Transfer Pricing: Performance Evaluation Issues

Cochise Corporation’s Southern Division is operating at capacity. It has been asked by Northern Division to supply it a thermal switch, which Southern sells to its regular customers for $60 each. Northern, which is operating at 70 percent capacity, is willing to pay $40 each for the switch. Northern will put the switch into a kitchen appliance that it is manufacturing on a cost plus basis for the Army. Southern has a $34 variable cost of producing the switch.

The cost of the kitchen appliance as built by Northern follows:

Purchased parts—outside vendors

$180

Southern thermal switch

 40

Other variable costs

112

Fixed overhead and administration

64

Total cost

$396

Northern believes that the price concession is necessary to get the job.
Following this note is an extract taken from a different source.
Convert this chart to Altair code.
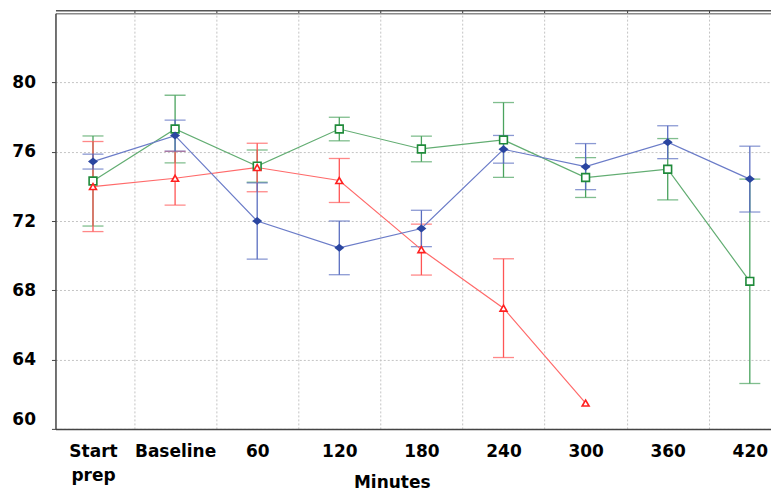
import altair as alt
import pandas as pd

categories = ["Start prep", "Baseline", "60", "120", "180", "240", "300", "360", "420"]

blue_mean = [75.43, 76.93, 72.00, 70.45, 71.57, 76.14, 75.14, 76.55, 74.42]
blue_err = [0.43, 0.90, 2.20, 1.55, 1.05, 0.80, 1.33, 0.95, 1.90]

green_mean = [74.31, 77.31, 75.17, 77.31, 76.16, 76.68, 74.51, 74.99, 68.52]
green_err = [2.60, 1.95, 0.93, 0.68, 0.74, 2.16, 1.15, 1.77, 5.90]

red_mean = [73.99, 74.47, 75.09, 74.34, 70.35, 66.97, 61.49, None, None]
red_err = [2.60, 1.55, 1.40, 1.27, 1.47, 2.85, None, None, None]

y_ticks = [60, 64, 68, 72, 76, 80]
y_domain = [60, 84]


def series_frame(means, errs):
    rows = []
    for i, (m, e) in enumerate(zip(means, errs)):
        if m is None:
            continue
        rows.append({
            "idx": i,
            "mean": m,
            "lo": m - e if e is not None else None,
            "hi": m + e if e is not None else None,
        })
    return pd.DataFrame(rows)


blue_df = series_frame(blue_mean, blue_err)
green_df = series_frame(green_mean, green_err)
red_df = series_frame(red_mean, red_err)

XS = alt.Scale(domain=[-0.457, 8.258], nice=False, zero=False)
YS = alt.Scale(domain=y_domain, nice=False, zero=False)

FONT = "DejaVu Sans"
names = ",".join("'" + c + "'" for c in categories)

label_axis = alt.Axis(
    orient="bottom", values=list(range(len(categories))),
    labelExpr=f"split([{names}][round(datum.value)], ' ')",
    ticks=False, tickSize=0, grid=False, domain=True,
    domainColor="#444444", domainWidth=1.5,
    labelFont=FONT, labelFontSize=17, labelFontWeight="bold", labelColor="black",
    labelPadding=23, labelBaseline="middle", labelLineHeight=24,
    labelFlush=False, labelOverlap=False,
    title="Minutes", titleFont=FONT, titleFontSize=17, titleFontWeight="bold",
    titleColor="black", titleX=336.5, titleY=54, titleBaseline="middle",
)

grid_axis = alt.Axis(
    orient="top", values=[i + 0.5 for i in range(len(categories) - 1)],
    labels=False, ticks=True, tickSize=3, tickColor="#333333",
    grid=True, gridColor="#c4c4c4", gridDash=[2, 2], gridWidth=1,
    domain=True, domainColor="#8a8a8a", domainWidth=1.5, title=None,
)

frame_axis = alt.Axis(
    orient="top", offset=3, values=[0], labels=False, ticks=False, grid=False,
    domain=True, domainColor="#555555", domainWidth=1.5, title=None,
)

y_axis = alt.Axis(
    orient="left", values=y_ticks, grid=True, gridColor="#c4c4c4",
    gridDash=[2, 2], gridWidth=1, tickSize=4, tickColor="#444444",
    domainColor="#444444", domainWidth=1.5,
    labelFont=FONT, labelFontSize=17, labelFontWeight="bold", labelColor="black",
    labelPadding=16, labelFlush=True, title=None,
)


def X(axis=None):
    return alt.X("idx:Q", scale=XS, axis=axis)


def Y(field, axis=None):
    return alt.Y(f"{field}:Q", scale=YS, axis=axis)


def err_layers(df, color, first_axes=None):
    d = df.dropna()
    ax = first_axes or {}
    base = alt.Chart(d)
    rule = base.mark_rule(color=color, strokeWidth=1.3).encode(
        x=X(ax.get("x0")), y=Y("lo", ax.get("y")), y2="hi:Q"
    )
    cap_lo = base.mark_tick(orient="horizontal", size=21, thickness=1.3, color=color).encode(
        x=X(ax.get("x1")), y=Y("lo")
    )
    cap_hi = base.mark_tick(orient="horizontal", size=21, thickness=1.3, color=color).encode(
        x=X(ax.get("x2")), y=Y("hi")
    )
    return [rule, cap_lo, cap_hi]


def line_layer(df, color):
    return alt.Chart(df).mark_line(color=color, strokeWidth=1.2).encode(
        x=X(), y=Y("mean")
    )


layers = []
layers += err_layers(green_df, "#4aa35e",
                     {"x0": label_axis, "x1": grid_axis, "x2": frame_axis, "y": y_axis})
layers += err_layers(red_df, "#ff5555")
layers += err_layers(blue_df, "#5a6ec0")

layers.append(line_layer(green_df, "#62ad72"))
layers.append(line_layer(red_df, "#ff6a6a"))
layers.append(line_layer(blue_df, "#6b7cc8"))

layers.append(alt.Chart(green_df).mark_point(
    shape="square", size=60, filled=True, fill="white", stroke="#1f8a3a",
    strokeWidth=1.6, opacity=1).encode(x=X(), y=Y("mean")))
layers.append(alt.Chart(red_df).mark_point(
    shape="triangle-up", size=48, filled=True, fill="white", stroke="#ff2020",
    strokeWidth=1.6, opacity=1).encode(x=X(), y=Y("mean")))
layers.append(alt.Chart(blue_df).mark_point(
    shape="M -1 0 L 0 -0.8 L 1 0 L 0 0.8 Z", size=100, filled=True,
    color="#2a45a0", opacity=1).encode(x=X(), y=Y("mean")))

chart = alt.layer(*layers).resolve_axis(x="independent", y="independent").properties(
    width=716, height=416,
    autosize=alt.AutoSizeParams(type="none"),
    padding={"left": 47.5, "top": 5, "right": 0, "bottom": 62},
    background="white",
).configure_view(stroke=None)

chart.save("out.html", embed_options={"renderer": "svg", "actions": False})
The company uses ROI and dollar profits in evaluating the division and divisional manager’s performance.

Required

a. If you were Southern’s division controller, would you recommend supplying the switch to Northern? (Ignore any income tax issues.) Why or why not?

b. Would it be to the short run economic advantage of Cochise Corporation for Southern to supply Northern with the switch at $40 each? (Ignore any income tax issues.) Explain your answer.

c. Discuss the organizational and managerial behavior difficulties, if any, inherent in this situation.

As Cochise’s controller, what would you advise the corporation’s president to do in this situation?